You can find the list of supported file formats here: https://www.abbyy.com/en-us/support/frengine/11linux/info/formats/

Hi Ashapkina,

I am using SPA and file type is .mht for which we are getting OCR Process timeout error.

Thanks & Regards,
Sambasivareddy

@sambasivareddy .mht files are not supported as input. Try converting it to one of the supported file formats before using OCR.

Hi ashapkina,
I am using SPA. And while processing a pdf file through OCR, I am getting timeout exception. The pdf file is having more number of pages(150). It is getting processed if the pdf is having less number of pages(<30). Is there any way to limit this ocr page size

Hi @kamalamma.mukkara do you want the OCR to process a part of the document instead of the whole pdf?
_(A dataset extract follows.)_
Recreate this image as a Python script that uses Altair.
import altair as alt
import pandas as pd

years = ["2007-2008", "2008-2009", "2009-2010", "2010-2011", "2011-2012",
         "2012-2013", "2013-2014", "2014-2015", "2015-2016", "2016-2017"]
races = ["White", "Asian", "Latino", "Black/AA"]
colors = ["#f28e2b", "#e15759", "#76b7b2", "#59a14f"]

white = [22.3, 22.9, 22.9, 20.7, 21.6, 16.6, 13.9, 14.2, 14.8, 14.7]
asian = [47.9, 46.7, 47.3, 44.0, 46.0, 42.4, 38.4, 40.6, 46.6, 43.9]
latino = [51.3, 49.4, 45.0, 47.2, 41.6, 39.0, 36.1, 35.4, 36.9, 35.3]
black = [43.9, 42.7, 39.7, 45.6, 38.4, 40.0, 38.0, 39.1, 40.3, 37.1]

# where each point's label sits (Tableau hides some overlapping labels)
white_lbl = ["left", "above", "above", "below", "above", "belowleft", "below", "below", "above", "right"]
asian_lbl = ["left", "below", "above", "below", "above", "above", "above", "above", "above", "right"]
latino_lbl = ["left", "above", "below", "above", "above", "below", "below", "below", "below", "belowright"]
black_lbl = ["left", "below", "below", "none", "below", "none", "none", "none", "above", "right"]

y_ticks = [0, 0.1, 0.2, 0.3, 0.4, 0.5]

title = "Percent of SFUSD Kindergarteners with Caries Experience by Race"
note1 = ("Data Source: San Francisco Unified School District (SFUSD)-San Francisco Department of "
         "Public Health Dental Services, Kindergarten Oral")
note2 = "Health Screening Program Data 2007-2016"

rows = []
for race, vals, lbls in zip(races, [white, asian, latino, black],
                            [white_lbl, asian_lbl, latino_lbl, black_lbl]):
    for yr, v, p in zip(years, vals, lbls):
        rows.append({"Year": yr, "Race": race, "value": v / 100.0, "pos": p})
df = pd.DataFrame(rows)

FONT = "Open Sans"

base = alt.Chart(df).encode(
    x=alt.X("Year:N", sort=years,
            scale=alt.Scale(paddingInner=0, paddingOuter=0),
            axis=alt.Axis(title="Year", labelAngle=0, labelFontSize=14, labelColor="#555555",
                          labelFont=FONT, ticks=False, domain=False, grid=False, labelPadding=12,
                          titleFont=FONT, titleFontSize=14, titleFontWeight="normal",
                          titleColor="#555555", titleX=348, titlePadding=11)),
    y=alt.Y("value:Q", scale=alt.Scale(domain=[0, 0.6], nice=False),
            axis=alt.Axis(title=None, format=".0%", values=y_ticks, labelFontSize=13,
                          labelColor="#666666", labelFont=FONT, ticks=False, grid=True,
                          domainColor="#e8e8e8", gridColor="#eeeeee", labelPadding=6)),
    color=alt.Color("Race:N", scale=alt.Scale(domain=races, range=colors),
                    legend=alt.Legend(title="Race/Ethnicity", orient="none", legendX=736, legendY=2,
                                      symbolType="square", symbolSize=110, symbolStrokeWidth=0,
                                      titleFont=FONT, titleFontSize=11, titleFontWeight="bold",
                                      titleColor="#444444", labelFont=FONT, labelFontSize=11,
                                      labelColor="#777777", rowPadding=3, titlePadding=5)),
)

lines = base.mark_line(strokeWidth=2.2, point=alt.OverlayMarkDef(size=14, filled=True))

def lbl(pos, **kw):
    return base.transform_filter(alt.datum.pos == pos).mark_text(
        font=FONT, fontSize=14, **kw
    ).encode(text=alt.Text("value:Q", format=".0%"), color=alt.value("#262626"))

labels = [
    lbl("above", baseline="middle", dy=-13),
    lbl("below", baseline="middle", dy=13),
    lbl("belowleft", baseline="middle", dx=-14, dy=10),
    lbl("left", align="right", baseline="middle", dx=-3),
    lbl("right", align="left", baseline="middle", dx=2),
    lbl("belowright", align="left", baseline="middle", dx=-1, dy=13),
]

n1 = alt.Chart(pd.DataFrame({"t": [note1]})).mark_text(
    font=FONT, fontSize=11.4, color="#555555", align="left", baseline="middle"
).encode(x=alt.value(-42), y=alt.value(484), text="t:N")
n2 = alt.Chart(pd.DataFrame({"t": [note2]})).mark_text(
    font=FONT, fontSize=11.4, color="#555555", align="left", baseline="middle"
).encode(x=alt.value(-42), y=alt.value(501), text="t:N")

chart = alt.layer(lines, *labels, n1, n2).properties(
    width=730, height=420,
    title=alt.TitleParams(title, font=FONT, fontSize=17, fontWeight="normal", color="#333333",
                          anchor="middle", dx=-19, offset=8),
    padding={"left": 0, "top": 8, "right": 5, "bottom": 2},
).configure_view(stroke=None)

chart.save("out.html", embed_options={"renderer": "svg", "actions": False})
Or do you need to process the whole document without timing out, i.e. increase the timeout for OCR?

Hi ashapkina,
I need the OCR to process a part of the document instead of the whole pdf

In OCR in SPA, you can use parameter pages

pages
array[string]

Specifies the range of the pages which have to be processed (example:pages=1,2,3,10-15)

Hi ashpkina,
I am using ocr plugin. And “pages” attribute is not working for ocr plugin

Hi azinchuk,
As we are using pdf as documents for OCR. I get this error.
plugin: fail: OCR task has failed : taskId=2 status=ProcessingFailed tries=1 message=The image file format has not been recognized:
As well as for pdf it recognizes mime type as application/xml.